Compile error in debug

Hi,

I’m working with OptiX 7.1 and encountered an issue in the OptiX JIT compiler when used in conjunction with nvcc debug infos. The problem occurred when trying to use Nsight Visual Studio Edition to debug my OptiX code. I used the advised nvcc flag “-G” to generate my ptx (see post Debugging Optix 7.1 with Nsight), and then set the module compile options optLevel and debugLevel to OPTIX_COMPILE_OPTIMIZATION_LEVEL_0 and OPTIX_COMPILE_DEBUG_LEVEL_LINEINFO respectively. When doing so though, the function optixModuleCreateFromPTX fails with the following error message:

COMPILE ERROR: Malformed PTX input. See compile details for more information. Error: Found an indirect function call in function : path/to/my/cuda/file.cu:line#:char#

This error points to a variable declaration of type MyStruct structs_buffer[10], where MyStruct is defined as follows:

struct MyStruct {
    __device__ MyStruct() {}
    float field0, field1;
};

If on the other hand I declare a single variable of type MyStruct, the JIT compiler doesn’t complain. As mentioned, this only happens with the -G flag, no matter what the OptiX compile options are. After digging into the ptx, I noticed that the code generated by nvcc when using the -G compiler flag was indeed indirectly calling the default constructor of MyStruct, whereas when creating a single variable, a simple direct call is made (qhich is kind of the obvious choice I would have guessed). Here is the concerning ptx code for the indirect call case:

// ... code before
mov.u64 	%rd10, _ZN9Imath_2_46Color3IfEC1Ev;
mov.u64 	%rd11, %rd10;
st.u64 	[%SP+0], %rd11;
// ... later
ld.u64 	%rd16, [%SP+0];
.param .b64 param0;
st.param.b64	[param0+0], %rd18;
prototype_210 : .callprototype ()_ (.param .b64 _) ;
call 
%rd16, 
(
param0
)
, prototype_210;

So my first question is, why on earth does nvcc generates such crazy code when compiling with debug infos? I understand that it doesn’t do any optimization when using the -G flag, but it seems quite crazy to generate such code in the first place. It might not be an issue when debugging plain cuda, but since OptiX doesn’t support indirect calls, it is quite problematic.

And my other question would be how to fix this on my side ? I can’t step through my program without the -G flag, but maybe there is another nvcc flag that would prevent indirect calls from being generated ?

My current workaround for this is to bypass the default constructor from being called on the array:

char plain_buffer[10 * sizeof(MyStruct)];
MyStruct* structs_buffer = (MyStruct*)plain_buffer;

But you’ll admit that this is quite ugly and error prone…
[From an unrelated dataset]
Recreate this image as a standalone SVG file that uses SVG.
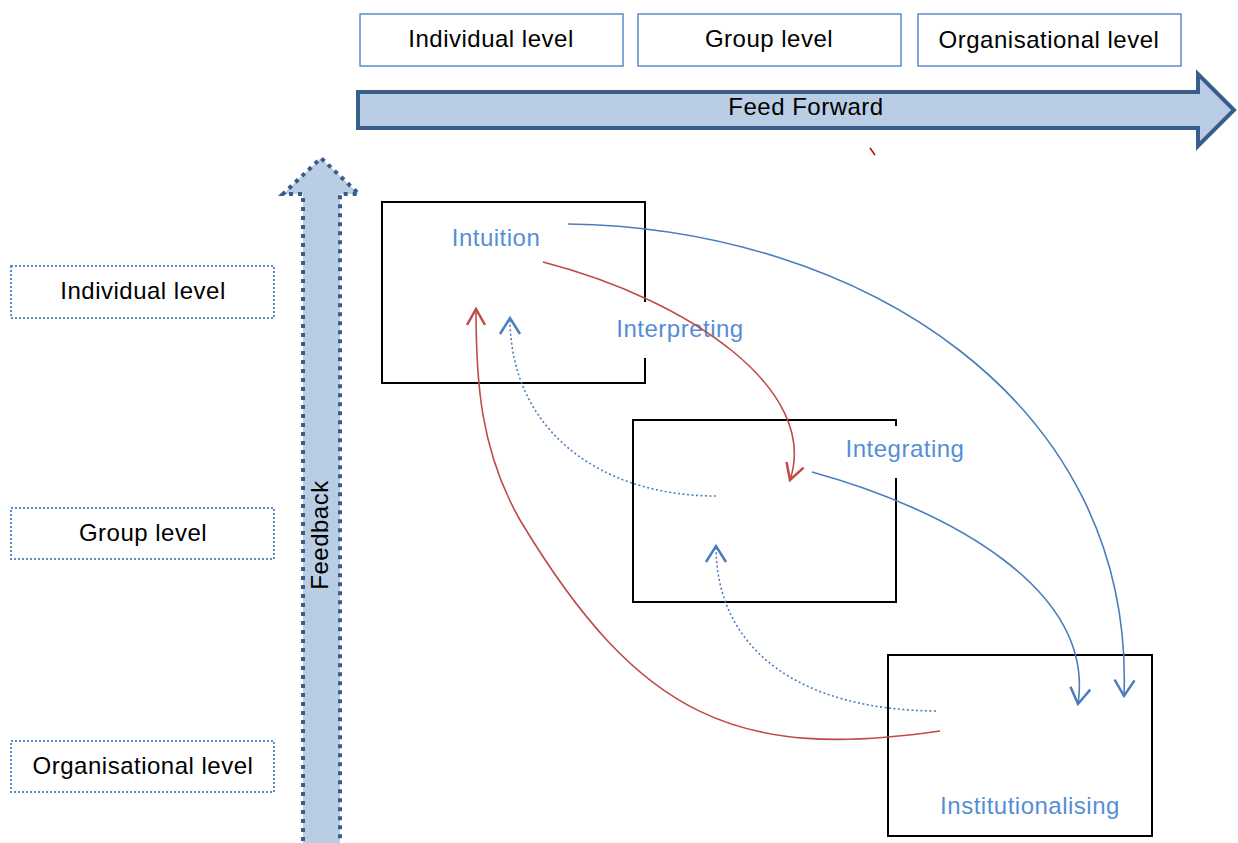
<svg xmlns="http://www.w3.org/2000/svg" width="1238" height="843" viewBox="0 0 1238 843">
  <style>
    .lbl { font-family: "Liberation Sans", Arial, sans-serif; font-size: 24px; letter-spacing: 0.5px; fill: #000; text-anchor: middle; }
    .blue { fill: #558ed5; }
    .top { fill: #fff; stroke: #5b8cc8; stroke-width: 1.5; }
    .side { fill: #fff; stroke: #5b8cc8; stroke-width: 2; stroke-dasharray: 2 2; }
    .edge { stroke: #000; stroke-width: 2; fill: none; }
    .cb { fill: none; stroke: #4a7ebb; stroke-width: 1.6; }
    .cr { fill: none; stroke: #be4b48; stroke-width: 1.6; }
    .dot { stroke-dasharray: 2 2.5; }
  </style>
  <defs>
    <marker id="ab" viewBox="0 0 24 24" refX="17" refY="12" markerWidth="24" markerHeight="24" markerUnits="userSpaceOnUse" orient="auto">
      <path d="M1,2 L17,12 L1,22" fill="none" stroke="#4a7ebb" stroke-width="2.5"/>
    </marker>
    <marker id="ar" viewBox="0 0 24 24" refX="17" refY="12" markerWidth="24" markerHeight="24" markerUnits="userSpaceOnUse" orient="auto">
      <path d="M1,3 L17,12 L1,21" fill="none" stroke="#be4b48" stroke-width="2.5"/>
    </marker>
  </defs>

  <!-- feed-forward arrow -->
  <g id="feed-forward">
    <path d="M358,92 L1198,92 L1198,74 L1234,110 L1198,146 L1198,128 L358,128 Z" fill="#b9cde5" stroke="#385d8a" stroke-width="4" stroke-linejoin="miter"/>
    <text class="lbl" x="806" y="115">Feed Forward</text>
  </g>

  <!-- feedback arrow -->
  <g id="feedback">
    <path d="M303,850 L303,194 L283,194 L321,158 L359,194 L340,194 L340,850" fill="#b9cde5" stroke="#385d8a" stroke-width="4" stroke-dasharray="4 5"/>
    <text class="lbl" transform="translate(328,535) rotate(-90)">Feedback</text>
  </g>

  <!-- column headers -->
  <g id="col-individual"><rect class="top" x="360" y="14" width="263" height="52"/><text class="lbl" x="491" y="47">Individual level</text></g>
  <g id="col-group"><rect class="top" x="638" y="14" width="263" height="52"/><text class="lbl" x="769" y="47">Group level</text></g>
  <g id="col-organisational"><rect class="top" x="918" y="14" width="263" height="52"/><text class="lbl" x="1049" y="48">Organisational level</text></g>

  <!-- row headers -->
  <g id="row-individual"><rect class="side" x="11" y="266" width="263" height="52"/><text class="lbl" x="143" y="299">Individual level</text></g>
  <g id="row-group"><rect class="side" x="11" y="508" width="263" height="51"/><text class="lbl" x="143" y="541">Group level</text></g>
  <g id="row-organisational"><rect class="side" x="11" y="741" width="263" height="51"/><text class="lbl" x="143" y="774">Organisational level</text></g>

  <!-- process boxes -->
  <g id="intuition">
    <path class="edge" d="M645,302 L645,202 L382,202 L382,383 L645,383 L645,358"/>
    <text class="lbl blue" x="496" y="246">Intuition</text>
  </g>
  <g id="interpreting">
    <text class="lbl blue" x="680" y="337">Interpreting</text>
  </g>
  <g id="integrating">
    <path class="edge" d="M896,426 L896,420 L633,420 L633,602 L896,602 L896,478"/>
    <text class="lbl blue" x="905" y="457">Integrating</text>
  </g>
  <g id="institutionalising">
    <rect class="edge" x="888" y="655" width="264" height="181"/>
    <text class="lbl blue" x="1030" y="814">Institutionalising</text>
  </g>

  <!-- connectors -->
  <g id="connectors">
    <path class="cb" d="M568,224 C860,228 1135,400 1124,696" marker-end="url(#ab)"/>
    <path class="cr" d="M543,262 C690,300 820,390 790,480" marker-end="url(#ar)"/>
    <path class="cb" d="M812,472 C950,510 1095,590 1078,704" marker-end="url(#ab)"/>
    <path class="cr" d="M940,731 C740,760 640,720 520,520 C480,450 476,380 476,309" marker-end="url(#ar)"/>
    <path class="cb dot" d="M716,496 C600,496 510,430 510,318" marker-end="url(#ab)"/>
    <path class="cb dot" d="M936,711 C800,710 716,650 716,546" marker-end="url(#ab)"/>
    <path d="M870,148 L875,155" stroke="#c00000" stroke-width="1.5"/>
  </g>
</svg>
I hope this can be fixed and that inspecting locals will soon be available in OptiX, but it is already great to be able to step through the program. :)

Cheers,
Benoit R.

OptiX still doesn’t handle PTX files translated with the NVCC device code debug information --device-debug or -G.
That is being worked on. Please compile all OptiX PTX targets without these NVCC debug options.

For Nsight Compute profiling, use OPTIX_COMPILE_OPTIMIZATION_LEVEL_3 and OPTIX_COMPILE_DEBUG_LEVEL_LINEINFO.

For Nsight Visual Studio Edition or cuda-gdb debugging use OPTIX_COMPILE_OPTIMIZATION_LEVEL_0 and OPTIX_COMPILE_DEBUG_LEVEL_LINEINFO.

The OptiX input PTX source is not really representative of what the final SASS microcode is actually doing.
OptiX contains a PTX parser and compiler and effectively rewrites the PTX input. After that there is the CUDA PTX assembler and microcode generator inside the CUDA driver.
The line-info is working good enough to see what SASS code comes from what CUDA line inside the Nsight Compute profiler.
As said, better debugging support for OptiX 7 is being worked on.

BTW, which CUDA Toolkit version are you using?

Generally the newer the OptiX SDK version and display driver, the better. Maybe upgrade to OptiX 7.2.0 which support CUDA 11.1 and requires 456.71 display drivers under Windows resp. 455.28 under Linux.

I’m not able to step through the program when just using the OptiX compile flags. I’m currently using Cuda 10.1. I will see if upgrading to OptiX 7.2 helps, thanks for the quick reply.

No, it won’t. I was just saying that because if you complain about the compiled PTX code, that is purely CUDA toolkit related and with OptiX 7.2.0 you’d be on the safe side with the newest available CUDA 11.1 version which might generate different code.
As said full CUDA debugging functionality has never been supported in OptiX and is still being worked on.